++++ Dataset section

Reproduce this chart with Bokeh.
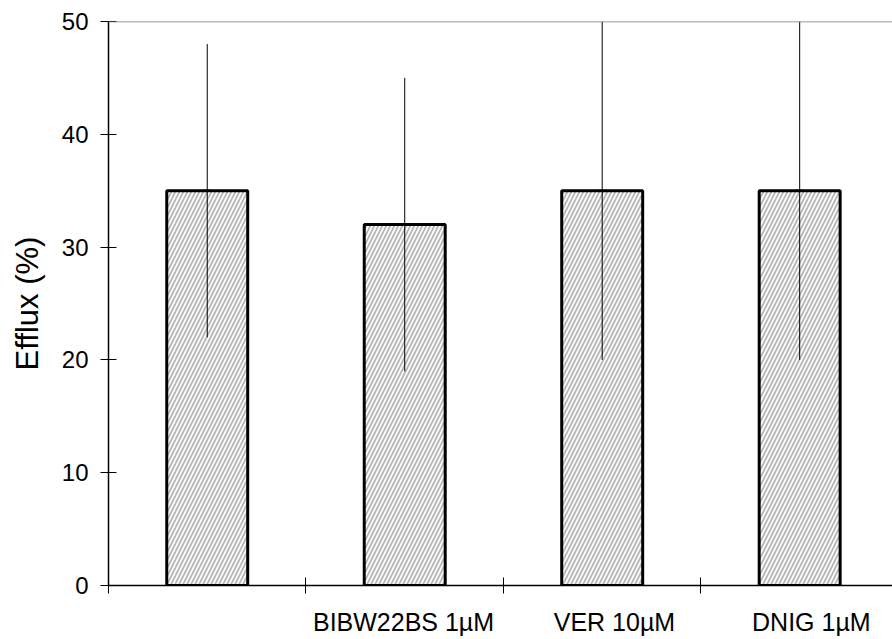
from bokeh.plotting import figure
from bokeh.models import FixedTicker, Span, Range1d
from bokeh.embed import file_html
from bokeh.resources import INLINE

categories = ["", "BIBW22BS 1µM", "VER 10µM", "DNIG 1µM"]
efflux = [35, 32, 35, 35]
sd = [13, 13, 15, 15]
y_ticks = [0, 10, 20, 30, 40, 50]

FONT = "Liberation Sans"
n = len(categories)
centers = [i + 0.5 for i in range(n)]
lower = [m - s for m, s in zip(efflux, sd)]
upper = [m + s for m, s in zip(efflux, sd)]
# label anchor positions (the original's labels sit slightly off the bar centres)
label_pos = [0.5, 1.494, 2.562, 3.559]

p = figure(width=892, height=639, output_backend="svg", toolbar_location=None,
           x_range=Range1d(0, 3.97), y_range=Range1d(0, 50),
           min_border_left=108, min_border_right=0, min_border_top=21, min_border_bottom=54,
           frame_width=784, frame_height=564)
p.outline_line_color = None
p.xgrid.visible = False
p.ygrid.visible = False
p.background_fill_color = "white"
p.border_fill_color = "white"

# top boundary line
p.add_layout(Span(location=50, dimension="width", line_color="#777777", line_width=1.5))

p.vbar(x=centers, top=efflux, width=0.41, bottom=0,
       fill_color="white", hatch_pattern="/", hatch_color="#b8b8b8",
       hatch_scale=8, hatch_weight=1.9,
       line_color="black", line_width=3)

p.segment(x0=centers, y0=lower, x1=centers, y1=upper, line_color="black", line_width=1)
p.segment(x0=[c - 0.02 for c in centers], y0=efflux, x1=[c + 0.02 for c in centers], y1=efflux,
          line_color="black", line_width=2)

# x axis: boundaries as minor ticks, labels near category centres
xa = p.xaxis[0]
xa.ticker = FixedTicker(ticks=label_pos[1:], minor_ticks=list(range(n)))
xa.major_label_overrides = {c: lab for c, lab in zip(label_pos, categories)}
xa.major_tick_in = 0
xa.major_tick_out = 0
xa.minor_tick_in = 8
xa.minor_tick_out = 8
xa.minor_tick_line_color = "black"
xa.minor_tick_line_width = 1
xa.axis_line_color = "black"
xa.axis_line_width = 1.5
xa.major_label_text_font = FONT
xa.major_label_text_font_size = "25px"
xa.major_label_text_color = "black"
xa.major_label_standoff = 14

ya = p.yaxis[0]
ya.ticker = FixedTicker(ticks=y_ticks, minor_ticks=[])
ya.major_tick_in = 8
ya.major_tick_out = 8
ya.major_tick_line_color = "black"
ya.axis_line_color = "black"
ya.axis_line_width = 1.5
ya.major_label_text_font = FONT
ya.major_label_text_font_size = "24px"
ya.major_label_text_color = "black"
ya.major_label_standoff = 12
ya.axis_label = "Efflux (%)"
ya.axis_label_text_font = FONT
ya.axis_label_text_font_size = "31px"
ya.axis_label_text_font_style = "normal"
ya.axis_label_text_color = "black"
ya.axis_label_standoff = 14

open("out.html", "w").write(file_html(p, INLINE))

++++++++

→ Task goal: What is needed is an exact reproduction of the data, pictures excluded.

→ Solution to the exercise:
Reproduce this chart with Bokeh.
from bokeh.plotting import figure
from bokeh.models import FixedTicker, Span, Range1d
from bokeh.embed import file_html
from bokeh.resources import INLINE

categories = ["", "BIBW22BS 1µM", "VER 10µM", "DNIG 1µM"]
efflux = [35, 32, 35, 35]
sd = [13, 13, 15, 15]
y_ticks = [0, 10, 20, 30, 40, 50]

FONT = "Liberation Sans"
n = len(categories)
centers = [i + 0.5 for i in range(n)]
lower = [m - s for m, s in zip(efflux, sd)]
upper = [m + s for m, s in zip(efflux, sd)]
# label anchor positions (the original's labels sit slightly off the bar centres)
label_pos = [0.5, 1.494, 2.562, 3.559]

p = figure(width=892, height=639, output_backend="svg", toolbar_location=None,
           x_range=Range1d(0, 3.97), y_range=Range1d(0, 50),
           min_border_left=108, min_border_right=0, min_border_top=21, min_border_bottom=54,
           frame_width=784, frame_height=564)
p.outline_line_color = None
p.xgrid.visible = False
p.ygrid.visible = False
p.background_fill_color = "white"
p.border_fill_color = "white"

# top boundary line
p.add_layout(Span(location=50, dimension="width", line_color="#777777", line_width=1.5))

p.vbar(x=centers, top=efflux, width=0.41, bottom=0,
       fill_color="white", hatch_pattern="/", hatch_color="#b8b8b8",
       hatch_scale=8, hatch_weight=1.9,
       line_color="black", line_width=3)

p.segment(x0=centers, y0=lower, x1=centers, y1=upper, line_color="black", line_width=1)
p.segment(x0=[c - 0.02 for c in centers], y0=efflux, x1=[c + 0.02 for c in centers], y1=efflux,
          line_color="black", line_width=2)

# x axis: boundaries as minor ticks, labels near category centres
xa = p.xaxis[0]
xa.ticker = FixedTicker(ticks=label_pos[1:], minor_ticks=list(range(n)))
xa.major_label_overrides = {c: lab for c, lab in zip(label_pos, categories)}
xa.major_tick_in = 0
xa.major_tick_out = 0
xa.minor_tick_in = 8
xa.minor_tick_out = 8
xa.minor_tick_line_color = "black"
xa.minor_tick_line_width = 1
xa.axis_line_color = "black"
xa.axis_line_width = 1.5
xa.major_label_text_font = FONT
xa.major_label_text_font_size = "25px"
xa.major_label_text_color = "black"
xa.major_label_standoff = 14

ya = p.yaxis[0]
ya.ticker = FixedTicker(ticks=y_ticks, minor_ticks=[])
ya.major_tick_in = 8
ya.major_tick_out = 8
ya.major_tick_line_color = "black"
ya.axis_line_color = "black"
ya.axis_line_width = 1.5
ya.major_label_text_font = FONT
ya.major_label_text_font_size = "24px"
ya.major_label_text_color = "black"
ya.major_label_standoff = 12
ya.axis_label = "Efflux (%)"
ya.axis_label_text_font = FONT
ya.axis_label_text_font_size = "31px"
ya.axis_label_text_font_style = "normal"
ya.axis_label_text_color = "black"
ya.axis_label_standoff = 14

open("out.html", "w").write(file_html(p, INLINE))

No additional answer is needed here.